→ **Work required**:
The listing must be reproduced in full, exactly as it stands.
____________________
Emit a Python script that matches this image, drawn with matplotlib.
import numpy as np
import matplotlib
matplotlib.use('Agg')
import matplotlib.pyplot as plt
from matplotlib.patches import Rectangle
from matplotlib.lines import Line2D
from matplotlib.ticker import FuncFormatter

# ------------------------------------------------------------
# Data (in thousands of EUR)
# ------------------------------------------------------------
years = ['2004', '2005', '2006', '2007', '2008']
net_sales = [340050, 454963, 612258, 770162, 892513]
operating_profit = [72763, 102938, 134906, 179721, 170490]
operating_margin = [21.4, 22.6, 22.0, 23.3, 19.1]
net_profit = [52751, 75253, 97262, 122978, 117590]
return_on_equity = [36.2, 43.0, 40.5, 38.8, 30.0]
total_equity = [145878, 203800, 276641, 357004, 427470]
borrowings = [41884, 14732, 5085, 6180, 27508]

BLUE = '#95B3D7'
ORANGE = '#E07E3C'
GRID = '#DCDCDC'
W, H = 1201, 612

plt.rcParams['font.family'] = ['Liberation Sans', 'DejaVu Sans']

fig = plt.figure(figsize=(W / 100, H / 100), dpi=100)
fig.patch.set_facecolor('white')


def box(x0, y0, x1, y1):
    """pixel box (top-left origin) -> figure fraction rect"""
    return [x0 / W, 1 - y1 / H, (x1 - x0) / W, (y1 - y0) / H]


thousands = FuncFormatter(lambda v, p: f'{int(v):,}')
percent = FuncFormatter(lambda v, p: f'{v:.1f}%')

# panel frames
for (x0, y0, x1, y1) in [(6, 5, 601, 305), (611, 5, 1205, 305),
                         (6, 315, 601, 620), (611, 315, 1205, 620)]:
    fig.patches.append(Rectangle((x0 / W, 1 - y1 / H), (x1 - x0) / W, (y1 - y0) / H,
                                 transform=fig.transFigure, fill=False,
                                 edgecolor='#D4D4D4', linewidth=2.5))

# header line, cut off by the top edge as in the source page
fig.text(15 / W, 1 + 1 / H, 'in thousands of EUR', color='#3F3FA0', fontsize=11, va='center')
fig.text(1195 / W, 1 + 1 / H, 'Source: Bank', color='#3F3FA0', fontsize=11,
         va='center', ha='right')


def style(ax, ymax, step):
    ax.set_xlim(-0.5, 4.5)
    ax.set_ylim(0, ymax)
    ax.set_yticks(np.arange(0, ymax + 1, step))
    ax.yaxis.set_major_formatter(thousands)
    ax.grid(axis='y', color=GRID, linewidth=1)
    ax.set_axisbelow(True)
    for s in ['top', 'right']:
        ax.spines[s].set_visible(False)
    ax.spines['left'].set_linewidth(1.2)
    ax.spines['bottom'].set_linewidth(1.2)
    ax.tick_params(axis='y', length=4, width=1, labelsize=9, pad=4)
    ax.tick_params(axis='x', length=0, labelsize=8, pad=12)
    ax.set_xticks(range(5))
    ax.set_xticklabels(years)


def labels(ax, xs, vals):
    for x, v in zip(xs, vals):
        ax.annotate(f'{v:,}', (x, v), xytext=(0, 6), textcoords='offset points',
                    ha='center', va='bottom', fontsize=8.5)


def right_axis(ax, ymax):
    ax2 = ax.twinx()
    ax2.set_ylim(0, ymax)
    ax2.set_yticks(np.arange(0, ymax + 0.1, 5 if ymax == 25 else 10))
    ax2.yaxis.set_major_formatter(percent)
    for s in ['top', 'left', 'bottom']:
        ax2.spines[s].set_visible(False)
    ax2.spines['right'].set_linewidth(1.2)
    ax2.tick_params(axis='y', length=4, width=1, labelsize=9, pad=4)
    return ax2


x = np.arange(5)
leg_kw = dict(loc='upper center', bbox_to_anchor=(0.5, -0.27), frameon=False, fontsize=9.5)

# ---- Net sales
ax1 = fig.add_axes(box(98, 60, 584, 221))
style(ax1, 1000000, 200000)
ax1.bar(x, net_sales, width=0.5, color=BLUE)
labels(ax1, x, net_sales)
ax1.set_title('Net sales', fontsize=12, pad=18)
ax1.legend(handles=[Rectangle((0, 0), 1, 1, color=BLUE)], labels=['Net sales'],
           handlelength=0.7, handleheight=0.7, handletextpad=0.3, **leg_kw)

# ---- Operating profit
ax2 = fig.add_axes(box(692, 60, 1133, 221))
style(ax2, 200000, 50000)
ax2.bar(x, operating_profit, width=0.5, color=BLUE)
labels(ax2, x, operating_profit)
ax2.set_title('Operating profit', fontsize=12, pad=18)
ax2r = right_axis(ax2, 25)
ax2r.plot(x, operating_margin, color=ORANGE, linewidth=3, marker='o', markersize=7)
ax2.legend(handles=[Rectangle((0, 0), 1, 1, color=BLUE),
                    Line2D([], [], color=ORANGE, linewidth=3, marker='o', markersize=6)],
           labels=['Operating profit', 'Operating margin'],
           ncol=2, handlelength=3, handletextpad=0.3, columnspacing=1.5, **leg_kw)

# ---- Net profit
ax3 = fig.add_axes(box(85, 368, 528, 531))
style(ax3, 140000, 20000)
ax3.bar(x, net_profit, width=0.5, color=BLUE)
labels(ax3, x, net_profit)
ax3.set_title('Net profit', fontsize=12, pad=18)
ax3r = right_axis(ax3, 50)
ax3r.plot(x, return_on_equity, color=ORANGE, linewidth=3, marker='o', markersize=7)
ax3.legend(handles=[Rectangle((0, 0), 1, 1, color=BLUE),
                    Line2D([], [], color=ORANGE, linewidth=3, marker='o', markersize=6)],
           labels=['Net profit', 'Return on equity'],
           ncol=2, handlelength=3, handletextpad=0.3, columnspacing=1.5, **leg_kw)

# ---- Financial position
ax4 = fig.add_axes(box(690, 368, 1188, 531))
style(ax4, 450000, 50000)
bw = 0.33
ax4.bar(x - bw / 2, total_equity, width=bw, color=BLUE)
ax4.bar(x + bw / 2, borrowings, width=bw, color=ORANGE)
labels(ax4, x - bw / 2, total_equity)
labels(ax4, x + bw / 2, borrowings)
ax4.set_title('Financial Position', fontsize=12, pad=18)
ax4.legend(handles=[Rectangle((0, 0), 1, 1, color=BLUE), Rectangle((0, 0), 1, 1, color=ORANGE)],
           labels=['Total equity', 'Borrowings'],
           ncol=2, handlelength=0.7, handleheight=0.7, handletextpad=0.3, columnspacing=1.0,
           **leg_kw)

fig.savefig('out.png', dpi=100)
____________________
→ **Reply to the task**:
Emit a Python script that matches this image, drawn with matplotlib.
import numpy as np
import matplotlib
matplotlib.use('Agg')
import matplotlib.pyplot as plt
from matplotlib.patches import Rectangle
from matplotlib.lines import Line2D
from matplotlib.ticker import FuncFormatter

# ------------------------------------------------------------
# Data (in thousands of EUR)
# ------------------------------------------------------------
years = ['2004', '2005', '2006', '2007', '2008']
net_sales = [340050, 454963, 612258, 770162, 892513]
operating_profit = [72763, 102938, 134906, 179721, 170490]
operating_margin = [21.4, 22.6, 22.0, 23.3, 19.1]
net_profit = [52751, 75253, 97262, 122978, 117590]
return_on_equity = [36.2, 43.0, 40.5, 38.8, 30.0]
total_equity = [145878, 203800, 276641, 357004, 427470]
borrowings = [41884, 14732, 5085, 6180, 27508]

BLUE = '#95B3D7'
ORANGE = '#E07E3C'
GRID = '#DCDCDC'
W, H = 1201, 612

plt.rcParams['font.family'] = ['Liberation Sans', 'DejaVu Sans']

fig = plt.figure(figsize=(W / 100, H / 100), dpi=100)
fig.patch.set_facecolor('white')


def box(x0, y0, x1, y1):
    """pixel box (top-left origin) -> figure fraction rect"""
    return [x0 / W, 1 - y1 / H, (x1 - x0) / W, (y1 - y0) / H]


thousands = FuncFormatter(lambda v, p: f'{int(v):,}')
percent = FuncFormatter(lambda v, p: f'{v:.1f}%')

# panel frames
for (x0, y0, x1, y1) in [(6, 5, 601, 305), (611, 5, 1205, 305),
                         (6, 315, 601, 620), (611, 315, 1205, 620)]:
    fig.patches.append(Rectangle((x0 / W, 1 - y1 / H), (x1 - x0) / W, (y1 - y0) / H,
                                 transform=fig.transFigure, fill=False,
                                 edgecolor='#D4D4D4', linewidth=2.5))

# header line, cut off by the top edge as in the source page
fig.text(15 / W, 1 + 1 / H, 'in thousands of EUR', color='#3F3FA0', fontsize=11, va='center')
fig.text(1195 / W, 1 + 1 / H, 'Source: Bank', color='#3F3FA0', fontsize=11,
         va='center', ha='right')


def style(ax, ymax, step):
    ax.set_xlim(-0.5, 4.5)
    ax.set_ylim(0, ymax)
    ax.set_yticks(np.arange(0, ymax + 1, step))
    ax.yaxis.set_major_formatter(thousands)
    ax.grid(axis='y', color=GRID, linewidth=1)
    ax.set_axisbelow(True)
    for s in ['top', 'right']:
        ax.spines[s].set_visible(False)
    ax.spines['left'].set_linewidth(1.2)
    ax.spines['bottom'].set_linewidth(1.2)
    ax.tick_params(axis='y', length=4, width=1, labelsize=9, pad=4)
    ax.tick_params(axis='x', length=0, labelsize=8, pad=12)
    ax.set_xticks(range(5))
    ax.set_xticklabels(years)


def labels(ax, xs, vals):
    for x, v in zip(xs, vals):
        ax.annotate(f'{v:,}', (x, v), xytext=(0, 6), textcoords='offset points',
                    ha='center', va='bottom', fontsize=8.5)


def right_axis(ax, ymax):
    ax2 = ax.twinx()
    ax2.set_ylim(0, ymax)
    ax2.set_yticks(np.arange(0, ymax + 0.1, 5 if ymax == 25 else 10))
    ax2.yaxis.set_major_formatter(percent)
    for s in ['top', 'left', 'bottom']:
        ax2.spines[s].set_visible(False)
    ax2.spines['right'].set_linewidth(1.2)
    ax2.tick_params(axis='y', length=4, width=1, labelsize=9, pad=4)
    return ax2


x = np.arange(5)
leg_kw = dict(loc='upper center', bbox_to_anchor=(0.5, -0.27), frameon=False, fontsize=9.5)

# ---- Net sales
ax1 = fig.add_axes(box(98, 60, 584, 221))
style(ax1, 1000000, 200000)
ax1.bar(x, net_sales, width=0.5, color=BLUE)
labels(ax1, x, net_sales)
ax1.set_title('Net sales', fontsize=12, pad=18)
ax1.legend(handles=[Rectangle((0, 0), 1, 1, color=BLUE)], labels=['Net sales'],
           handlelength=0.7, handleheight=0.7, handletextpad=0.3, **leg_kw)

# ---- Operating profit
ax2 = fig.add_axes(box(692, 60, 1133, 221))
style(ax2, 200000, 50000)
ax2.bar(x, operating_profit, width=0.5, color=BLUE)
labels(ax2, x, operating_profit)
ax2.set_title('Operating profit', fontsize=12, pad=18)
ax2r = right_axis(ax2, 25)
ax2r.plot(x, operating_margin, color=ORANGE, linewidth=3, marker='o', markersize=7)
ax2.legend(handles=[Rectangle((0, 0), 1, 1, color=BLUE),
                    Line2D([], [], color=ORANGE, linewidth=3, marker='o', markersize=6)],
           labels=['Operating profit', 'Operating margin'],
           ncol=2, handlelength=3, handletextpad=0.3, columnspacing=1.5, **leg_kw)

# ---- Net profit
ax3 = fig.add_axes(box(85, 368, 528, 531))
style(ax3, 140000, 20000)
ax3.bar(x, net_profit, width=0.5, color=BLUE)
labels(ax3, x, net_profit)
ax3.set_title('Net profit', fontsize=12, pad=18)
ax3r = right_axis(ax3, 50)
ax3r.plot(x, return_on_equity, color=ORANGE, linewidth=3, marker='o', markersize=7)
ax3.legend(handles=[Rectangle((0, 0), 1, 1, color=BLUE),
                    Line2D([], [], color=ORANGE, linewidth=3, marker='o', markersize=6)],
           labels=['Net profit', 'Return on equity'],
           ncol=2, handlelength=3, handletextpad=0.3, columnspacing=1.5, **leg_kw)

# ---- Financial position
ax4 = fig.add_axes(box(690, 368, 1188, 531))
style(ax4, 450000, 50000)
bw = 0.33
ax4.bar(x - bw / 2, total_equity, width=bw, color=BLUE)
ax4.bar(x + bw / 2, borrowings, width=bw, color=ORANGE)
labels(ax4, x - bw / 2, total_equity)
labels(ax4, x + bw / 2, borrowings)
ax4.set_title('Financial Position', fontsize=12, pad=18)
ax4.legend(handles=[Rectangle((0, 0), 1, 1, color=BLUE), Rectangle((0, 0), 1, 1, color=ORANGE)],
           labels=['Total equity', 'Borrowings'],
           ncol=2, handlelength=0.7, handleheight=0.7, handletextpad=0.3, columnspacing=1.0,
           **leg_kw)

fig.savefig('out.png', dpi=100)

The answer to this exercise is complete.